On the back porch, Cole had set up a handy outdoor darkroom for shooting tin type portraits.

Besides art, Peaksfest means bingo, skateboarding, pie-eating, golfcart and bike parades, fire boat tours, kayak races, and jumping off the dock. Even when the sun don't shine.

This is the kind of scene that inspired an illustration done recently for an imaginary book cover.

It is reminiscent of another book I made, egads, seven years ago. Seven Days of Daisy was done after taking a picture book class taught by Judy LaBrasca at Maine College of Art in 2002.

I took a simple idea, documenting a week of my daughter's playful moments, and fleshed out a picture book. Although I had two decades of editorial and corporate illustration under my belt, tackling the picture book format was all new. As Judy advised, it was like telling War and Peace in 32 pages. Visual complexity and only a few well-chosen sentences to carry a story. I made a little pencil dummy during the week-long class and went on in the next six months to do the entire book.
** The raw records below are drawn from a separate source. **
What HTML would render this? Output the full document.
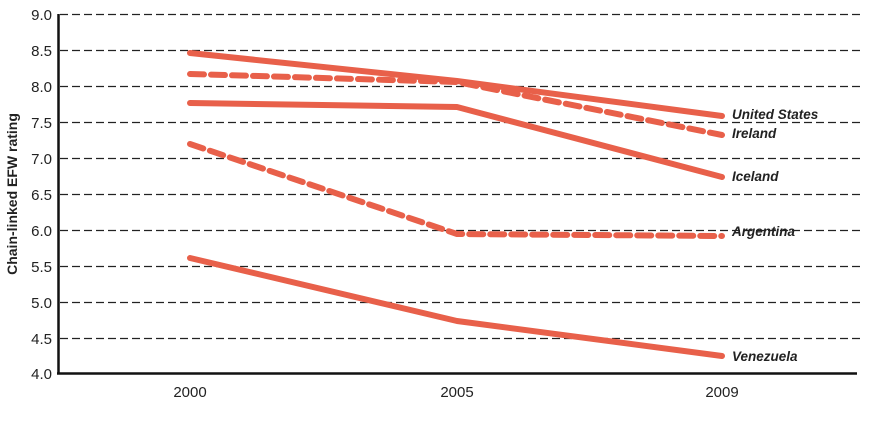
<html><body style="margin:0;background:#fff">
<svg width="886" height="422" xmlns="http://www.w3.org/2000/svg" font-family="Liberation Sans, sans-serif">
<g stroke="#222" stroke-width="1.2" stroke-dasharray="8,4">
<line x1="60" x2="860" y1="14.5" y2="14.5"/><line x1="60" x2="860" y1="50.5" y2="50.5"/><line x1="60" x2="860" y1="86.5" y2="86.5"/><line x1="60" x2="860" y1="122.5" y2="122.5"/><line x1="60" x2="860" y1="158.5" y2="158.5"/><line x1="60" x2="860" y1="194.5" y2="194.5"/><line x1="60" x2="860" y1="230.5" y2="230.5"/><line x1="60" x2="860" y1="266.5" y2="266.5"/><line x1="60" x2="860" y1="302.5" y2="302.5"/><line x1="60" x2="860" y1="338.5" y2="338.5"/>
</g>
<line x1="58.5" x2="58.5" y1="14" y2="374" stroke="#111" stroke-width="2.5"/>
<line x1="57" x2="857" y1="373.5" y2="373.5" stroke="#111" stroke-width="2.5"/>
<g font-size="15" fill="#222" text-anchor="end">
<text x="52" y="20">9.0</text><text x="52" y="56">8.5</text><text x="52" y="92">8.0</text><text x="52" y="128">7.5</text><text x="52" y="164">7.0</text><text x="52" y="200">6.5</text><text x="52" y="236">6.0</text><text x="52" y="272">5.5</text><text x="52" y="308">5.0</text><text x="52" y="344">4.5</text><text x="52" y="379">4.0</text>
</g>
<g font-size="15" fill="#222" text-anchor="middle">
<text x="190" y="397">2000</text><text x="457" y="397">2005</text><text x="722" y="397">2009</text>
</g>
<text transform="translate(17,194) rotate(-90)" font-size="14" font-weight="bold" fill="#222" text-anchor="middle">Chain-linked EFW rating</text>
<g fill="none" stroke="#e8604a" stroke-width="6" stroke-linecap="round" stroke-linejoin="round">
<polyline points="190,53 457,81 722,116"/>
<polyline points="190,74 457,82 722,135" stroke-dasharray="14,7"/>
<polyline points="190,103 457,107 722,177"/>
<polyline points="190,144 457,234 722,236" stroke-dasharray="14,7"/>
<polyline points="190,258 457,321 722,356"/>
</g>
<g font-size="13.5" font-style="italic" font-weight="bold" fill="#222">
<text x="732" y="119">United States</text><text x="732" y="138">Ireland</text><text x="732" y="181">Iceland</text><text x="732" y="236">Argentina</text><text x="732" y="361">Venezuela</text>
</g>
</svg>
</body></html>
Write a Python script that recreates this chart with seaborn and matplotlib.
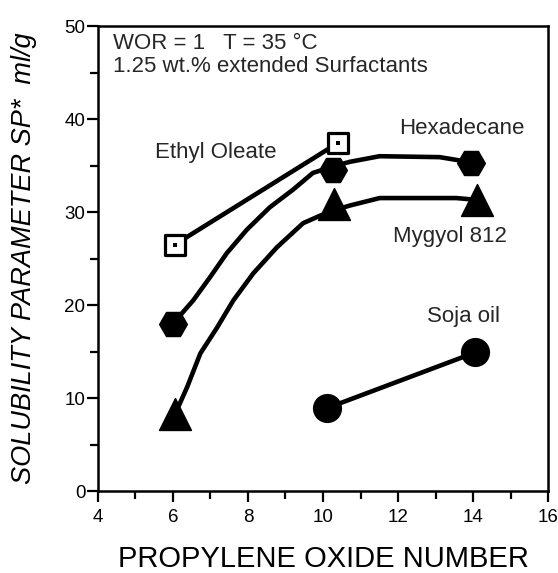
import numpy as np
import pandas as pd
import matplotlib
matplotlib.use("Agg")
import matplotlib.pyplot as plt
import seaborn as sns

# measured points (marker positions)
eo_x = [6.05, 10.39]
eo_y = [26.5, 37.4]
hex_x = [6.0, 10.26, 13.95]
hex_y = [18.0, 34.5, 35.3]
myg_x = [6.06, 10.3, 14.1]
myg_y = [8.3, 30.9, 31.3]
soja_x = [10.1, 14.06]
soja_y = [8.9, 14.9]

# hand drawn curves
hex_curve_x = [6.0, 6.54, 6.99, 7.44, 7.97, 8.58, 9.20, 9.73, 10.26, 10.72, 11.51, 13.11, 13.56, 13.95]
hex_curve_y = [18.0, 20.5, 23.0, 25.6, 28.1, 30.5, 32.4, 34.2, 34.9, 35.4, 36.0, 35.9, 35.6, 35.3]
myg_curve_x = [6.06, 6.38, 6.73, 7.18, 7.61, 8.14, 8.77, 9.47, 9.92, 10.3, 10.72, 11.51, 13.56, 14.1]
myg_curve_y = [8.3, 11.2, 14.8, 17.6, 20.5, 23.4, 26.2, 28.8, 29.6, 30.2, 30.7, 31.5, 31.5, 31.3]

sns.set_style("ticks")
plt.rcParams['font.family'] = ['Liberation Sans', 'DejaVu Sans']

fig = plt.figure(figsize=(5.58, 5.73), dpi=100)
ax = fig.add_axes([0.1756, 0.1431, 0.8065, 0.8115])

lw = 3.3
line_kw = dict(sort=False, color="black", lw=lw, ax=ax,
               solid_joinstyle="round", solid_capstyle="round")
sns.lineplot(x=eo_x, y=eo_y, **line_kw)
sns.lineplot(x=hex_curve_x, y=hex_curve_y, **line_kw)
sns.lineplot(x=myg_curve_x, y=myg_curve_y, **line_kw)
sns.lineplot(x=soja_x, y=soja_y, **line_kw)

sns.scatterplot(x=hex_x, y=hex_y, marker="H", s=20**2, color="black", edgecolor="black", linewidth=1, ax=ax, zorder=3)
sns.scatterplot(x=myg_x, y=myg_y, marker="^", s=23**2, color="black", edgecolor="black", linewidth=1, ax=ax, zorder=3)
sns.scatterplot(x=soja_x, y=soja_y, marker="o", s=20**2, color="black", edgecolor="black", linewidth=1, ax=ax, zorder=3)
sns.scatterplot(x=eo_x, y=eo_y, marker="s", s=14**2, color="white", edgecolor="black", linewidth=2.3, ax=ax, zorder=4)
sns.scatterplot(x=eo_x, y=eo_y, marker="s", s=3**2, color="black", edgecolor="black", linewidth=0, ax=ax, zorder=5)

ax.set_xlim(4, 16)
ax.set_ylim(0, 50)
ax.set_xticks(np.arange(4, 17, 2))
ax.set_yticks(np.arange(0, 51, 10))
ax.set_xticks(np.arange(5, 16, 2), minor=True)
ax.set_yticks(np.arange(5, 50, 10), minor=True)
ax.tick_params(which="major", length=8, width=1.6, labelsize=13.5, color="black", labelcolor="black")
ax.tick_params(axis="x", which="major", pad=5)
ax.tick_params(axis="y", which="major", pad=1)
ax.tick_params(which="minor", length=5.5, width=1.6, color="black")
for sp in ax.spines.values():
    sp.set_visible(True)
    sp.set_linewidth(1.8)
    sp.set_color("black")

ax.set_xlabel("PROPYLENE OXIDE NUMBER", fontsize=21, color="black")
ax.xaxis.set_label_coords(0.5, -0.116)
ax.set_ylabel("SOLUBILITY PARAMETER SP*  ml/g", fontsize=19.5, style="italic", color="black")
ax.yaxis.set_label_coords(-0.135, 0.5)

ax.text(4.4, 48.1, "WOR = 1   T = 35 °C", fontsize=16, va="center", ha="left")
ax.text(4.4, 45.6, "1.25 wt.% extended Surfactants", fontsize=16, va="center", ha="left")
ax.text(5.52, 36.45, "Ethyl Oleate", fontsize=16, va="center", ha="left")
ax.text(12.04, 39.0, "Hexadecane", fontsize=16, va="center", ha="left")
ax.text(11.86, 27.4, "Mygyol 812", fontsize=16, va="center", ha="left")
ax.text(12.76, 18.8, "Soja oil", fontsize=16, va="center", ha="left")

fig.savefig("out.png", dpi=100)
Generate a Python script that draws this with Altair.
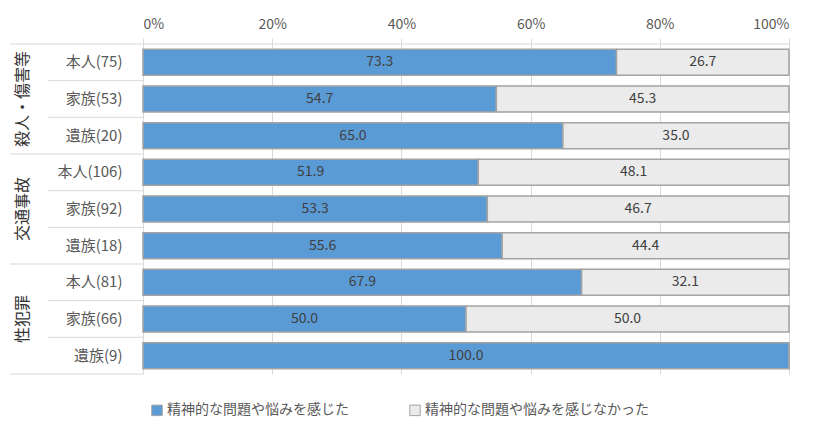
import altair as alt
import pandas as pd

rows = ["本人(75)", "家族(53)", "遺族(20)",
        "本人(106)", "家族(92)", "遺族(18)",
        "本人(81)", "家族(66)", "遺族(9)"]
groups = ["殺人・傷害等"] * 3 + ["交通事故"] * 3 + ["性犯罪"] * 3
felt = [73.3, 54.7, 65.0, 51.9, 53.3, 55.6, 67.9, 50.0, 100.0]
not_felt = [26.7, 45.3, 35.0, 48.1, 46.7, 44.4, 32.1, 50.0, 0.0]
categories = ["精神的な問題や悩みを感じた", "精神的な問題や悩みを感じなかった"]
group_names = ["殺人・傷害等", "交通事故", "性犯罪"]
x_ticks = [0, 20, 40, 60, 80, 100]

BLUE = "#5B9BD5"
GRAY = "#EBEBEB"
EDGE = "#A3A3A3"
TXT = "#404040"
LBL = "#595959"
LINE = "#D9D9D9"

recs = []
for r, g, a, b in zip(rows, groups, felt, not_felt):
    recs.append(dict(row=r, group=g, cat=categories[0], start=0.0, end=a, label=f"{a:.1f}"))
    recs.append(dict(row=r, group=g, cat=categories[1], start=a, end=a + b, label=f"{b:.1f}"))
df = pd.DataFrame(recs)
df["mid"] = (df["start"] + df["end"]) / 2
df["val"] = df["end"] - df["start"]

W, H = 646, 330

yenc = alt.Y("row:N", sort=rows,
             scale=alt.Scale(paddingInner=0, paddingOuter=0),
             axis=alt.Axis(title=None, ticks=False, domain=False, labelPadding=21,
                           labelFontSize=15, labelColor=LBL, grid=False))

base = alt.Chart(df)

bars = base.mark_bar(height=alt.RelativeBandSize(band=0.71), stroke=EDGE, strokeWidth=1.5).encode(
    x=alt.X("start:Q", scale=alt.Scale(domain=[0, 100], nice=False),
            axis=alt.Axis(orient="top", values=x_ticks, labelExpr="datum.value + '%'",
                          title=None, domain=False, grid=True, gridColor=LINE,
                          tickColor=LINE, tickSize=6, labelFontSize=14, labelColor=LBL,
                          labelPadding=7)),
    x2="end:Q",
    y=yenc,
    color=alt.Color("cat:N", scale=alt.Scale(domain=categories, range=[BLUE, GRAY]),
                    legend=alt.Legend(title=None, orient="none", legendX=7, legendY=359,
                                      direction="horizontal", symbolType="square",
                                      symbolSize=110, symbolStrokeColor=EDGE,
                                      symbolStrokeWidth=1, labelFontSize=14,
                                      labelColor=LBL, columnPadding=58, labelOffset=3,
                                      labelLimit=400)),
)

texts = base.transform_filter("datum.val > 0").mark_text(fontSize=14, color=TXT).encode(
    x="mid:Q",
    y=alt.Y("row:N", sort=rows),
    text="label:N",
)

inner_rows = [r for i, r in enumerate(rows) if i % 3 != 0]
group_first = [rows[3], rows[6]]
sep_df = pd.DataFrame({"row": rows})

inner = alt.Chart(sep_df).transform_filter(
    alt.FieldOneOfPredicate(field="row", oneOf=inner_rows)
).mark_rule(color=LINE, strokeWidth=1).encode(
    y=alt.Y("row:N", sort=rows, bandPosition=0), x=alt.value(-95), x2=alt.value(0))

gsep = alt.Chart(sep_df).transform_filter(
    alt.FieldOneOfPredicate(field="row", oneOf=group_first)
).mark_rule(color=LINE, strokeWidth=1).encode(
    y=alt.Y("row:N", sort=rows, bandPosition=0), x=alt.value(-133), x2=alt.value(0))

top = alt.Chart(sep_df).transform_filter(
    alt.FieldEqualPredicate(field="row", equal=rows[0])
).mark_rule(color=LINE, strokeWidth=1).encode(
    y=alt.Y("row:N", sort=rows, bandPosition=0), x=alt.value(-133), x2=alt.value(W))

bottom = alt.Chart(sep_df).transform_filter(
    alt.FieldEqualPredicate(field="row", equal=rows[-1])
).mark_rule(color=LINE, strokeWidth=1).encode(
    y=alt.Y("row:N", sort=rows, bandPosition=1), x=alt.value(-133), x2=alt.value(0))

gdf = pd.DataFrame({"group": group_names, "row": [rows[1], rows[4], rows[7]]})
glabels = alt.Chart(gdf).mark_text(angle=270, fontSize=16, color="#333333").encode(
    y=alt.Y("row:N", sort=rows), x=alt.value(-120), text="group:N")

chart = alt.layer(inner, gsep, top, bottom, bars, texts, glabels).properties(
    width=W, height=H,
    autosize=alt.AutoSizeParams(type="none"),
    padding={"left": 135, "top": 36, "right": 31, "bottom": 55},
).configure(font="Noto Sans CJK JP").configure_view(strokeWidth=0)

chart.save("out.html", embed_options={"renderer": "svg", "actions": False})
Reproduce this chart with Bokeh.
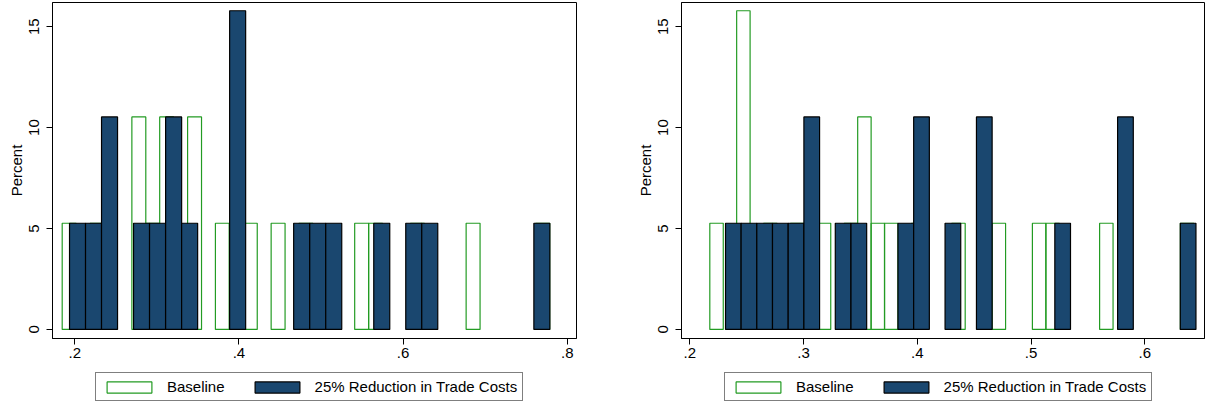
from bokeh.plotting import figure
from bokeh.layouts import row, column
from bokeh.models import (Range1d, FixedTicker, CustomJSTickFormatter, Legend,
                          LegendItem, ColumnDataSource)
from bokeh.embed import file_html
from bokeh.resources import INLINE

# ---------------- data (percent of 19 observations per bin) ----------------
series_labels = ["Baseline", "25% Reduction in Trade Costs"]

# Left panel
left_base_x = [0.1931, 0.2271, 0.2780, 0.2950, 0.3119, 0.3459, 0.3798, 0.3968,
               0.4138, 0.4477, 0.4816, 0.5495, 0.5665, 0.6175, 0.6853, 0.7701]
left_base_pct = [5.26, 5.26, 10.53, 5.26, 10.53, 10.53, 5.26, 5.26,
                 5.26, 5.26, 5.26, 5.26, 5.26, 5.26, 5.26, 5.26]
left_cut_x = [0.2033, 0.2228, 0.2423, 0.2813, 0.3008, 0.3204, 0.3399, 0.3984,
              0.4764, 0.4960, 0.5155, 0.5740, 0.6130, 0.6325, 0.7691]
left_cut_pct = [5.26, 5.26, 10.53, 5.26, 5.26, 10.53, 5.26, 15.79,
                5.26, 5.26, 5.26, 5.26, 5.26, 5.26, 5.26]

# Right panel
right_base_x = [0.2235, 0.2471, 0.2708, 0.2944, 0.3180, 0.3417, 0.3535, 0.3653,
                0.3771, 0.4008, 0.4362, 0.4717, 0.5071, 0.5190, 0.5662, 0.6372]
right_base_pct = [5.26, 15.79, 5.26, 5.26, 5.26, 5.26, 10.53, 5.26,
                  5.26, 5.26, 5.26, 5.26, 5.26, 5.26, 5.26, 5.26]
right_cut_x = [0.2383, 0.2520, 0.2658, 0.2796, 0.2934, 0.3072, 0.3348, 0.3486,
               0.3899, 0.4037, 0.4313, 0.4589, 0.5278, 0.5830, 0.6381]
right_cut_pct = [5.26, 5.26, 5.26, 5.26, 5.26, 10.53, 5.26, 5.26,
                 5.26, 10.53, 5.26, 10.53, 5.26, 10.53, 5.26]

left_xticks = [0.2, 0.4, 0.6, 0.8]
right_xticks = [0.2, 0.3, 0.4, 0.5, 0.6]
y_ticks = [0, 5, 10, 15]

# ---------------- styles ----------------
FONT = "Liberation Sans"
GREEN = "#239b23"
NAVY = "#1a476f"
BASE_STYLE = dict(fill_color="white", fill_alpha=0.0, line_color=GREEN,
                  line_width=1.2)
CUT_STYLE = dict(fill_color=NAVY, line_color="black", line_width=1.2)


def panel(base_x, base_pct, cut_x, cut_pct, base_w, cut_w, xr, xticks,
          frame_w, min_left, min_right):
    p = figure(frame_width=frame_w, frame_height=336, output_backend="svg",
               toolbar_location=None, x_range=Range1d(*xr),
               y_range=Range1d(-0.45, 16.2),
               min_border_left=min_left, min_border_right=min_right,
               min_border_top=2, min_border_bottom=28)
    p.background_fill_color = "white"
    p.border_fill_color = "white"
    p.outline_line_color = "black"
    p.outline_line_width = 1
    p.xgrid.visible = False
    p.ygrid.visible = False

    p.vbar(x="x", top="top", width=base_w, bottom=0,
           source=ColumnDataSource(dict(x=base_x, top=base_pct)), **BASE_STYLE)
    p.vbar(x="x", top="top", width=cut_w, bottom=0,
           source=ColumnDataSource(dict(x=cut_x, top=cut_pct)), **CUT_STYLE)

    for ax in (p.xaxis[0], p.yaxis[0]):
        ax.axis_line_color = "black"
        ax.major_tick_line_color = "black"
        ax.minor_tick_line_color = None
        ax.major_tick_in = 0
        ax.major_tick_out = 6
        ax.major_label_text_font = FONT
        ax.major_label_text_font_size = "15px"
        ax.major_label_text_color = "black"

    p.xaxis.ticker = FixedTicker(ticks=xticks)
    p.xaxis.formatter = CustomJSTickFormatter(
        code=r"return tick.toFixed(1).replace(/^0\./, '.');")
    p.xaxis.major_label_standoff = 3

    p.yaxis.ticker = FixedTicker(ticks=y_ticks)
    p.yaxis.major_label_orientation = "vertical"
    p.yaxis.major_label_standoff = 7
    p.yaxis.axis_label = "Percent"
    p.yaxis.axis_label_text_font = FONT
    p.yaxis.axis_label_text_font_size = "15px"
    p.yaxis.axis_label_text_font_style = "normal"
    p.yaxis.axis_label_text_color = "black"
    p.yaxis.axis_label_standoff = 2

    # legend strip beneath the panel (its frame aligns with the panel frame)
    fig_w = frame_w + min_left + min_right
    q = figure(width=fig_w, height=38, output_backend="svg",
               toolbar_location=None, x_range=Range1d(0, 1),
               y_range=Range1d(0, 1), x_axis_location=None,
               y_axis_location=None, min_border=0)
    q.outline_line_color = None
    q.background_fill_color = "white"
    q.border_fill_color = "white"
    q.xgrid.visible = False
    q.ygrid.visible = False
    g = q.vbar(x=[-5], top=[0], width=0.1, bottom=0, **BASE_STYLE)
    d = q.vbar(x=[-5], top=[0], width=0.1, bottom=0, **CUT_STYLE)
    legend = Legend(items=[LegendItem(label=series_labels[0], renderers=[g]),
                           LegendItem(label=series_labels[1], renderers=[d])],
                    orientation="horizontal", location=(43, 3))
    legend.label_text_font = FONT
    legend.label_text_font_size = "15px"
    legend.label_text_color = "black"
    legend.glyph_width = 56
    legend.glyph_height = 14
    legend.label_height = 14
    legend.label_standoff = 10
    legend.spacing = 24
    legend.padding = 5
    legend.margin = 0
    legend.border_line_color = "black"
    legend.border_line_width = 1
    legend.background_fill_color = "white"
    legend.background_fill_alpha = 1.0
    q.add_layout(legend, "center")
    return column(p, q, spacing=0)


left = panel(left_base_x, left_base_pct, left_cut_x, left_cut_pct,
             0.01697, 0.01951, (0.1728, 0.8113), left_xticks, 524, 52, 28)
right = panel(right_base_x, right_base_pct, right_cut_x, right_cut_pct,
              0.011819, 0.013787, (0.1927, 0.6525), right_xticks, 523, 77, 1)

layout = row(left, right, spacing=0)
open("out.html", "w").write(file_html(layout, INLINE))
I published 10 copies on my own printer, had them bound by a local bookmaker, and sent some out to publishers while giving the rest away.

After 10 rejections over the next year, I decided to strengthen my writing skills, completing a correspondence course with the Institute for Children's Literature.
I got busy teaching at MECA myself, and illustrating other books. The time is now to publish this one on a larger scale, with encouragement from Eleanor Morse and John Wetterau, who have both written and self-published with acclaim.

In between illustration assignments, I am revising some of the spreads and editing the text even more. Stay tuned! Summer release is imminent, I promise.


Patricia Erikson said...

It never ceases to amaze me that the roof on your lovely home manages to stay attached with so much creative energy bounding out from under it. I love seeing the world around my through your eyes!

JG said...

jamie! what great commentary on our wall as "boldest statement on place and placement" quite perfect and thanks for all of the shout outs!! i just found your blog tonight! all this time i could have been following you!